April 22, 2016 - The University of Houston Law Center's Career Development Office and Andrews Kurth recently gave first-year law students advice on how to maintain professionalism during their first summer internships.
"Passport to Success" was launched in 2015 by Assistant Dean for Career Development Allison Regan and Amy Sladczyk Hancock, director of Attorney Professional Development at Andrews Kurth. The program, held in Krost Hall, consists of a mandatory professional development curriculum for the entire 1L class.
"The Career Development Office regularly hears from employers that candidates who possess emotional intelligence and soft skills are better equipped to enter practice," said Regan. "The Passport to Success Program allows us to provide instruction in these areas to first-year students. We are hopeful they will be better prepared for their first legal internships and ultimately, the practice of law. "

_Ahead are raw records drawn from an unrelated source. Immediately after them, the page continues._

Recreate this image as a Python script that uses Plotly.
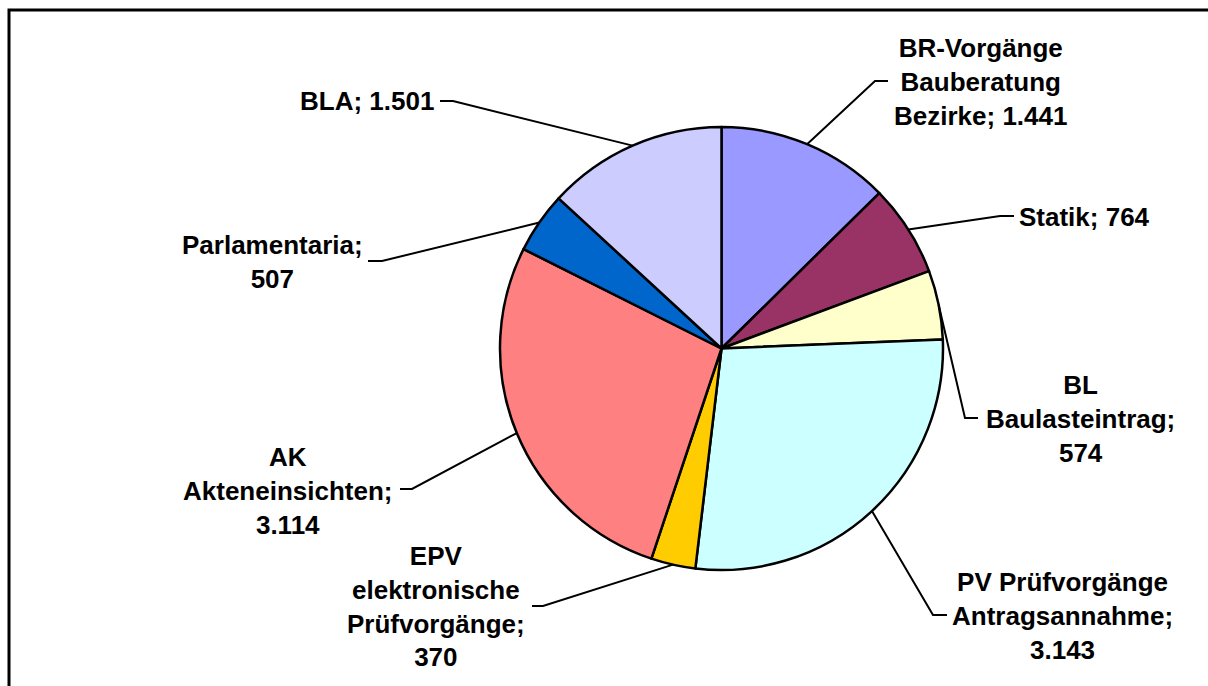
import math
import plotly.graph_objects as go

# ---- data ----
categories = [
    "BR-Vorgänge<br>Bauberatung<br>Bezirke",
    "Statik",
    "BL<br>Baulasteintrag",
    "PV Prüfvorgänge<br>Antragsannahme",
    "EPV<br>elektronische<br>Prüfvorgänge",
    "AK<br>Akteneinsichten",
    "Parlamentaria",
    "BLA",
]
values = [1441, 764, 574, 3143, 370, 3114, 507, 1501]
value_labels = ["1.441", "764", "574", "3.143", "370", "3.114", "507", "1.501"]
# how the "; value" is joined (same line or new line), as in the reference
label_joins = ["; ", "; ", ";<br>", ";<br>", ";<br>", ";<br>", ";<br>", "; "]
colors = ["#9999FF", "#993366", "#FFFFCC", "#CCFFFF", "#FFCC00", "#FF8080", "#0066CC", "#CCCCFF"]

# ---- layout (pixels) ----
W, H = 1208, 686
CX, CY, R = 721.5, 348.5, 221.5
# label block centres
label_pos = [(980, 82), (1084, 217), (1080, 419), (1062, 616),
             (436, 606), (288, 491), (272, 262), (367, 101)]
# leader line bend point and end point
bend_pts = [(875, 81), (1000, 216), (965, 418), (933, 615),
            (543, 606), (412, 489), (382, 261), (453, 101)]
end_pts = [(888, 81), (1014, 216), (978, 418), (947, 615),
           (532, 606), (400, 489), (368, 261), (440, 101)]


def px(x):
    return x / W


def py(y):
    return 1 - y / H


fig = go.Figure(go.Pie(
    labels=[c.replace("<br>", " ") for c in categories],
    values=values,
    sort=False,
    direction="clockwise",
    rotation=0,
    marker=dict(colors=colors, line=dict(color="black", width=2.5)),
    textinfo="none",
    hoverinfo="label+value",
    domain=dict(x=[px(CX - R), px(CX + R)], y=[py(CY + R), py(CY - R)]),
    showlegend=False,
))

total = sum(values)
shapes = []
annotations = []
cum = 0
for i, v in enumerate(values):
    mid = (cum + v / 2) / total * 2 * math.pi
    cum += v
    ex = CX + R * math.sin(mid)
    ey = CY - R * math.cos(mid)
    bx, by = bend_pts[i]
    tx, ty = end_pts[i]
    path = f"M {px(ex)},{py(ey)} L {px(bx)},{py(by)} L {px(tx)},{py(ty)}"
    shapes.append(dict(type="path", xref="paper", yref="paper", path=path,
                       line=dict(color="black", width=2)))
    lx, ly = label_pos[i]
    annotations.append(dict(
        x=px(lx), y=py(ly), xref="paper", yref="paper",
        text=categories[i] + label_joins[i] + value_labels[i],
        showarrow=False, xanchor="center", yanchor="middle", align="center",
        font=dict(family="Arial, Liberation Sans, sans-serif", size=26,
                  color="black", weight="bold"),
    ))

# chart frame (only top and left sides are visible in the crop)
shapes.append(dict(type="path", xref="paper", yref="paper",
                   path=f"M {px(9)},{py(H)} L {px(9)},{py(10)} L {px(W)},{py(10)}",
                   line=dict(color="black", width=3)))

fig.update_layout(
    width=W, height=H,
    margin=dict(l=0, r=0, t=0, b=0),
    paper_bgcolor="white", plot_bgcolor="white",
    shapes=shapes, annotations=annotations,
)

fig.write_html(
    "out.html",
    config={"displayModeBar": False},
    post_script="document.body.style.margin='0';document.body.style.overflow='hidden';",
)
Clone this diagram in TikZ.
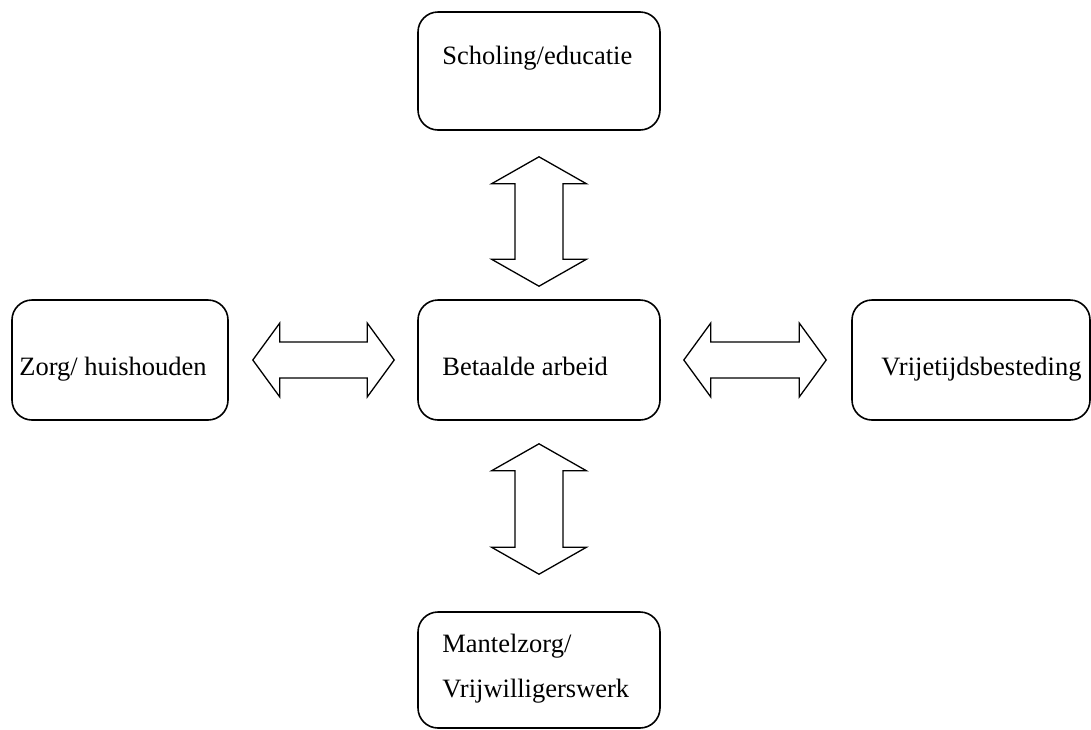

Hancock's tips for a successful summer included leaving ego at the door, being responsive, meeting deadlines, being prepared, and working efficiently. She also encouraged students to solicit feedback and to ask good questions. Hancock also discussed Internet etiquette, including the significance of writing good emails.
"Imagine your emails on the cover of the New York Times," Hancock said. "Don't hit 'Reply All' unless you mean to. Treat emails as a formal memoranda. Check your spelling and grammar, and know that spell check doesn't catch everything. Think before you communicate. Be thorough and pay attention to detail."
Hancock also highlighted the significance of overall appearance, and told students to avoid inattentive behavior, an inconsistent attitude, and negative body language.
"We are thankful to Andrews Kurth for sponsoring the Passport to Success Professional Development Program and are honored to have had Amy Sladczyk Hancock, a leader in the professional development community, share her expertise and passion for professionalism with our students," Regan said. "Amy was able to connect with students and helped to develop a curriculum designed to provide students with the most sought after skills."